Il Passo del Mortirolo ha ufficialmente cambiato nome e questa settimana è stato ufficialmente ribattezzato Cima Pantani.
Non ci sarà quindi più solamente il monumento al Pirata su quella salita che collega le province di Sondrio e Brescia, ma il ricordo del grande ciclista romagnolo sarà proprio nella toponomastica.
Una decisione forte che ribadisce non solo il legame di Pantani con il Mortirolo, ma del Pirata con il ciclismo italiano, anche a vent’anni dalla sua tragica morte.
Mortirolo Pantani, l’impresa del 1994
La storia d’amore tra il Pirata di Cesenatico e quella salita durissima, ripescata dagli organizzatori del Giro d’Italia solo in epoca abbastanza recente, ha una data di nascita ben precisa: 5 giugno 1994.
Quel giorno c’è la tappa da Merano all’Aprica, uno di quei tapponi di una volta che iniziavano prima di mezzogiorno e finivano intorno alle cinque di pomeriggio.
Pantani il giorno prima del Mortirolo ha rotto il ghiaccio da professionista, vincendo la tappa con partenza da Linz e arrivo a Merano: 40 chilometri di fuga e arrivo in solitaria.
Sembra l’exploit di un giovane scalatore buono per vincere qualche tappa ogni tanto, ma in realtà in Marco cova l’insoddisfazione continua, ha bisogno di dare il massimo in bici altrimenti meglio tornare a vendere piadine con i genitori a Cesenatico.

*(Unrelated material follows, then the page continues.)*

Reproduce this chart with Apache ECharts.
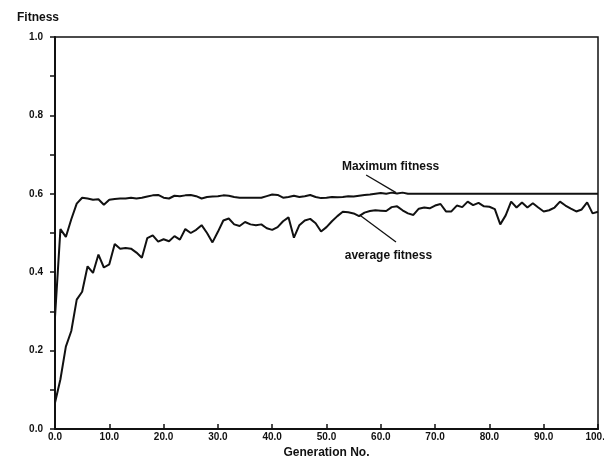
<!DOCTYPE html>
<html><head><meta charset="utf-8">
<script src="https://cdn.jsdelivr.net/npm/echarts@6/dist/echarts.min.js"></script>
<style>html,body{margin:0;padding:0;background:#fff}#c{width:604px;height:460px}</style>
</head><body><div id="c"></div>
<script>
var generations = [];
for (var g = 0; g <= 100; g++) generations.push(g);
var maxFitness = [0.285,0.51,0.49,0.535,0.575,0.59,0.588,0.585,0.586,0.572,0.585,0.587,0.588,0.588,0.59,0.588,0.59,0.593,0.596,0.597,0.59,0.588,0.595,0.594,0.596,0.597,0.594,0.588,0.592,0.593,0.594,0.596,0.595,0.592,0.59,0.59,0.59,0.59,0.59,0.594,0.598,0.597,0.59,0.592,0.595,0.592,0.594,0.597,0.592,0.589,0.59,0.592,0.591,0.592,0.594,0.593,0.595,0.597,0.598,0.6,0.602,0.6,0.603,0.601,0.603,0.6,0.6,0.6,0.6,0.6,0.6,0.6,0.6,0.6,0.6,0.6,0.6,0.6,0.6,0.6,0.6,0.6,0.6,0.6,0.6,0.6,0.6,0.6,0.6,0.6,0.6,0.6,0.6,0.6,0.6,0.6,0.6,0.6,0.6,0.6,0.6];
var avgFitness = [0.067,0.127,0.21,0.25,0.33,0.35,0.415,0.398,0.445,0.412,0.42,0.472,0.46,0.462,0.46,0.45,0.437,0.487,0.494,0.478,0.484,0.479,0.492,0.483,0.51,0.5,0.508,0.52,0.5,0.476,0.503,0.532,0.537,0.522,0.518,0.528,0.522,0.52,0.522,0.512,0.508,0.515,0.53,0.54,0.488,0.52,0.532,0.536,0.525,0.504,0.515,0.53,0.543,0.554,0.553,0.55,0.543,0.552,0.556,0.558,0.557,0.556,0.566,0.568,0.558,0.55,0.546,0.562,0.565,0.563,0.57,0.574,0.555,0.555,0.57,0.566,0.58,0.571,0.577,0.568,0.567,0.561,0.522,0.545,0.58,0.565,0.578,0.565,0.576,0.565,0.555,0.558,0.565,0.58,0.57,0.562,0.555,0.56,0.578,0.55,0.554];
var yTicks = [0, 0.2, 0.4, 0.6, 0.8, 1.0];
var maxLabel = {text: 'Maximum fitness', at: [61.8, 0.67], leader: [[57.3, 0.648], [62.8, 0.603]]};
var avgLabel = {text: 'average fitness', at: [61.4, 0.442], leader: [[56.1, 0.546], [62.8, 0.477]]};

var FONT = '"Liberation Sans", Arial, sans-serif';
var ink = '#111';
function pairs(ys){ return generations.map(function(x,i){ return [x, ys[i]]; }); }
function annot(a){
  return {
    markLine: {silent:true, symbol:['none','none'], lineStyle:{color:ink,width:1.3,type:'solid'}, label:{show:false},
      data:[[{coord:a.leader[0]},{coord:a.leader[1]}]]},
    markPoint: {silent:true, symbol:'circle', symbolSize:0,
      label:{show:true, formatter:a.text, color:ink, fontFamily:FONT, fontWeight:'bold', fontSize:12, position:'inside'},
      data:[{coord:a.at}]}
  };
}
var s1 = Object.assign({type:'line', data:pairs(maxFitness), showSymbol:false, symbol:'none', lineStyle:{color:ink,width:2}, animation:false}, annot(maxLabel));
var s2 = Object.assign({type:'line', data:pairs(avgFitness), showSymbol:false, symbol:'none', lineStyle:{color:ink,width:2}, animation:false}, annot(avgLabel));

var chart = echarts.init(document.getElementById('c'));
chart.setOption({
  animation:false,
  backgroundColor:'#fff',
  title:{text:'Fitness', left:12, top:7, textStyle:{fontFamily:FONT, fontWeight:'bold', fontSize:12, color:ink}},
  grid:{left:55, right:6, top:37, bottom:31, show:true, borderColor:ink, borderWidth:1.5, containLabel:false, outerBoundsMode:'none'},
  xAxis:{type:'value', min:0, max:100, interval:10,
    name:'Generation No.', nameLocation:'middle', nameGap:17,
    nameTextStyle:{fontFamily:FONT, fontWeight:'bold', fontSize:12, color:ink},
    axisLine:{lineStyle:{color:ink,width:2}},
    axisTick:{inside:true, length:5, lineStyle:{color:ink,width:1.5}},
    axisLabel:{margin:3, fontFamily:FONT, fontWeight:'bold', fontSize:10, color:ink, hideOverlap:false, formatter:function(v){return v.toFixed(1);}},
    splitLine:{show:false}},
  yAxis:{type:'value', min:0, max:1, interval:0.2,
    axisLine:{show:true, lineStyle:{color:ink,width:2}},
    axisTick:{show:true, length:5, lineStyle:{color:ink,width:1.5}},
    minorTick:{show:true, splitNumber:2, length:5, lineStyle:{color:ink,width:1.5}},
    axisLabel:{margin:12, fontFamily:FONT, fontWeight:'bold', fontSize:10, color:ink,
      formatter:function(v){ for (var i=0;i<yTicks.length;i++){ if (Math.abs(v-yTicks[i])<1e-6) return yTicks[i].toFixed(1);} return ''; }},
    splitLine:{show:false}},
  series:[s1, s2]
});
</script></body></html>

Con la Maglia Bianca di miglior giovane addosso (lo sarebbe Berzin, ma è in Rosa), Pantani il giorno dopo è tra i più vivaci, scatta sul Mortirolo e va a riprendere tra gli altri Gianni Bugno, coraggiosamente in fuga.
Il capolavoro però lo deve ancora compiere.

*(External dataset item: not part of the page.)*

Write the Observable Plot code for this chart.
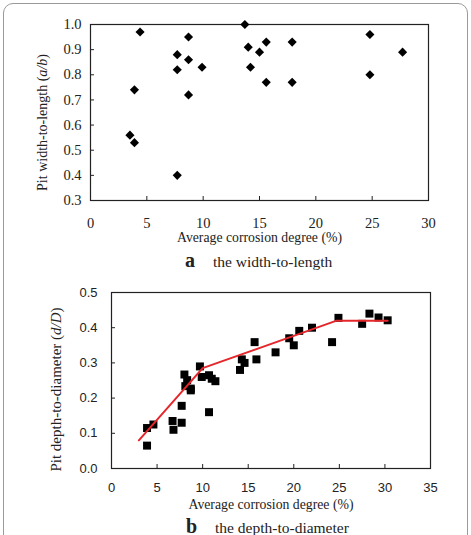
<!DOCTYPE html>
<html>
<head>
<meta charset="utf-8">
<script src="https://cdn.jsdelivr.net/npm/d3@7"></script>
<script src="https://cdn.jsdelivr.net/npm/@observablehq/plot@0.6"></script>
<style>
  html, body { margin: 0; padding: 0; background: #fff; overflow: hidden; }
  #fig { position: relative; width: 471px; height: 535px; overflow: hidden; background: #fff; }
  #border { position: absolute; left: 3px; top: 3px; width: 465px; height: 620px;
            border: 1px solid #9a9a9a; border-radius: 10px; box-sizing: border-box; }
  .panel { position: absolute; left: 0; }
  .cap { position: absolute; font-family: "Liberation Serif", serif; color: #222;
         white-space: nowrap; line-height: 1; }
  .cap.letter { font-size: 20px; font-weight: bold; }
  .cap.desc { font-size: 15.5px; }
</style>
</head>
<body>
<div id="fig">
  <div id="border"></div>
  <div class="panel" id="panelA" style="top:0px"></div>
  <span class="cap letter" style="left:185px; top:250px">a</span>
  <span class="cap desc" style="left:213px; top:254px">the width-to-length</span>
  <div class="panel" id="panelB" style="top:270px"></div>
  <span class="cap letter" style="left:186px; top:516px">b</span>
  <span class="cap desc" style="left:215px; top:520px">the depth-to-diameter</span>
</div>
<script>
// Panel a: pit width-to-length ratio vs. average corrosion degree
const corrosionA = [4.4, 3.9, 3.5, 3.9, 7.7, 7.7, 7.7, 8.7, 8.7, 8.7, 9.9,
                    13.7, 14.0, 14.2, 15.0, 15.6, 15.6, 17.9, 17.9, 24.8, 24.8, 27.7];
const widthToLength = [0.97, 0.74, 0.56, 0.53, 0.88, 0.82, 0.40, 0.95, 0.86, 0.72, 0.83,
                       1.00, 0.91, 0.83, 0.89, 0.93, 0.77, 0.93, 0.77, 0.96, 0.80, 0.89];
const xTicksA = [0, 5, 10, 15, 20, 25, 30];
const yTicksA = [0.3, 0.4, 0.5, 0.6, 0.7, 0.8, 0.9, 1.0];

// Panel b: pit depth-to-diameter ratio vs. average corrosion degree
const corrosionB = [3.9, 3.9, 4.6, 6.7, 6.8, 7.7, 7.7, 8.0, 8.3, 8.1, 8.7, 8.7,
                    9.7, 9.9, 10.7, 11.0, 11.4, 10.7, 14.1, 14.3, 14.6, 15.7, 15.9,
                    18.0, 19.5, 20.0, 20.6, 22.0, 24.2, 24.9, 27.5, 28.3, 29.3, 30.3];
const depthToDiameter = [0.115, 0.065, 0.125, 0.135, 0.11, 0.178, 0.13, 0.267, 0.251, 0.234, 0.227, 0.222,
                         0.29, 0.26, 0.265, 0.255, 0.248, 0.16, 0.28, 0.31, 0.30, 0.359, 0.31,
                         0.33, 0.37, 0.35, 0.391, 0.40, 0.359, 0.428, 0.411, 0.44, 0.429, 0.421];
// Piecewise linear trend
const trendX = [3.0, 10.0, 24.7, 30.3];
const trendY = [0.08, 0.285, 0.42, 0.42];
const xTicksB = [0, 5, 10, 15, 20, 25, 30, 35];
const yTicksB = [0.0, 0.1, 0.2, 0.3, 0.4, 0.5];

const xTitle = "Average corrosion degree (%)";
const yTitleA = ["Pit width-to-length (", "a/b", ")"];
const yTitleB = ["Pit depth-to-diameter (", "d/D", ")"];

const serif = "'Liberation Serif', 'Times New Roman', serif";
const sans = "'Liberation Sans', Arial, sans-serif";
const ink = "#222";

// Set a rotated axis title with an italic part
function styleTitle(svg, parts) {
  const full = parts.join("");
  d3.select(svg).selectAll("text").filter(function () { return this.textContent === full; })
    .each(function () {
      const t = d3.select(this);
      t.text("");
      parts.forEach((p, i) => {
        const s = t.append("tspan").text(p);
        if (i === 1) s.attr("font-style", "italic");
      });
    });
}

// ---- panel a ----
{
  const W = 471, H = 250, mt = 24, mb = 50, ml = 90, mr = 43;
  const pw = W - ml - mr, ph = H - mt - mb;
  const dataA = corrosionA.map((x, i) => ({x, y: widthToLength[i]}));
  const chart = Plot.plot({
    width: W, height: H,
    marginTop: mt, marginBottom: mb, marginLeft: ml, marginRight: mr,
    style: `font-family: ${serif}; font-size: 14px; color: ${ink}; background: transparent; overflow: visible;`,
    x: {domain: [0, 30]},
    y: {domain: [0.3, 1.0]},
    marks: [
      Plot.axisX({ticks: xTicksA, tickSize: 0, tickPadding: 17, tickFormat: d3.format("d"), label: null,
                  fontFamily: serif, fontSize: 14.5}),
      Plot.axisY({ticks: yTicksA, tickSize: 0, tickPadding: 9, tickFormat: d3.format(".1f"), label: null,
                  fontFamily: serif, fontSize: 14.5}),
      Plot.tickX(xTicksA, {x: d => d, insetTop: ph - 4, stroke: ink, strokeWidth: 1}),
      Plot.tickY(yTicksA, {y: d => d, insetRight: pw - 4, stroke: ink, strokeWidth: 1}),
      Plot.frame({stroke: ink, strokeWidth: 1.2}),
      Plot.dot(dataA, {x: "x", y: "y", symbol: "diamond2", r: 4.1, fill: "#000", stroke: "none"}),
      Plot.text([xTitle], {frameAnchor: "bottom", dy: 41, text: d => d, fontFamily: serif, fontSize: 13.75, fill: ink}),
      Plot.text([yTitleA.join("")], {frameAnchor: "left", textAnchor: "middle", rotate: -90, dx: -48, dy: 10,
                                     text: d => d, fontFamily: serif, fontSize: 14, fill: ink})
    ]
  });
  styleTitle(chart, yTitleA);
  document.getElementById("panelA").append(chart);
}

// ---- panel b ----
{
  const W = 471, H = 250, mt = 22, mb = 52, ml = 111, mr = 41;
  const pw = W - ml - mr, ph = H - mt - mb;
  const dataB = corrosionB.map((x, i) => ({x, y: depthToDiameter[i]}));
  const trend = trendX.map((x, i) => ({x, y: trendY[i]}));
  const chart = Plot.plot({
    width: W, height: H,
    marginTop: mt, marginBottom: mb, marginLeft: ml, marginRight: mr,
    style: `font-family: ${sans}; font-size: 13px; color: ${ink}; background: transparent; overflow: visible;`,
    x: {domain: [0, 35]},
    y: {domain: [0, 0.5]},
    marks: [
      Plot.axisX({ticks: xTicksB, tickSize: 0, tickPadding: 14, tickFormat: d3.format("d"), label: null,
                  fontFamily: sans, fontSize: 13}),
      Plot.axisY({ticks: yTicksB, tickSize: 0, tickPadding: 14, tickFormat: d3.format(".1f"), label: null,
                  fontFamily: sans, fontSize: 13}),
      Plot.tickX(xTicksB, {x: d => d, insetTop: ph - 4, stroke: ink, strokeWidth: 1}),
      Plot.tickY(yTicksB, {y: d => d, insetRight: pw - 4, stroke: ink, strokeWidth: 1}),
      Plot.frame({stroke: ink, strokeWidth: 1.2}),
      Plot.dot(dataB, {x: "x", y: "y", symbol: "square", r: 4.5, fill: "#000", stroke: "none"}),
      Plot.line(trend, {x: "x", y: "y", stroke: "#e5262b", strokeWidth: 2}),
      Plot.text([xTitle], {frameAnchor: "bottom", dy: 40, text: d => d, fontFamily: serif, fontSize: 13.75, fill: ink}),
      Plot.text([yTitleB.join("")], {frameAnchor: "left", textAnchor: "middle", rotate: -90, dx: -55, dy: 9,
                                     text: d => d, fontFamily: serif, fontSize: 15, fill: ink})
    ]
  });
  styleTitle(chart, yTitleB);
  document.getElementById("panelB").append(chart);
}
</script>
</body>
</html>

“Umiliare” il più grande: Indurain
L’azione di Pantani scombussola il gruppo anche perché Marco non è il capitano della sua squadra, la Carrera: quello sarebbe Claudio Chiappucci, che però intuisce che il compagno va più forte e lascia fare.
Anche per questo motivo da dietro si fa fatica a riorganizzarsi, mentre Pantani vola dopo lo scollinamento del Mortirolo pure in discesa, dove va come se non meglio che in salita.
Lo sforzo è stato enorme e c’è ancora l’ultima salita da fare, il Valico di Santa Cristina, appena fuori l’Aprica: mancano 50 chilometri, una vita.
Il colpo di genio di Pantani allora è aspettare gli inseguitori, tra tutti Miguel Indurain, con lui anche Nestor “Cacaito” Rodriguez (grande scalatore colombiano).
Miguelòn sta cercando disperatamente di recuperare la Maglia Rosa, mentre Berzin appesantito va su del suo passo e alla fine beccherà ben 4 minuti di distacco da Marco.
Marco aspetta, si rifocilla ascoltando i consigli dell’ammiraglia della Carrera e attende il ritorno dello spagnolo, che però ha dato tutto sul Mortirolo e infatti appena la strada torna a salire crolla. Pantani vince agilmente davanti proprio al compagno di squadra Chiappucci.
“Sono andato in crisi, una delle peggiori della mia carriera, a un certo punto non ho visto più niente”, ammetterà Indurain, che in effetti non vincerà il Giro d’Italia, che finirà in tasca a Berzin, con Pantani addirittura secondo nella generale davanti a Miguel.
Una leggenda nata sul Mortirolo, ora Cima Pantani.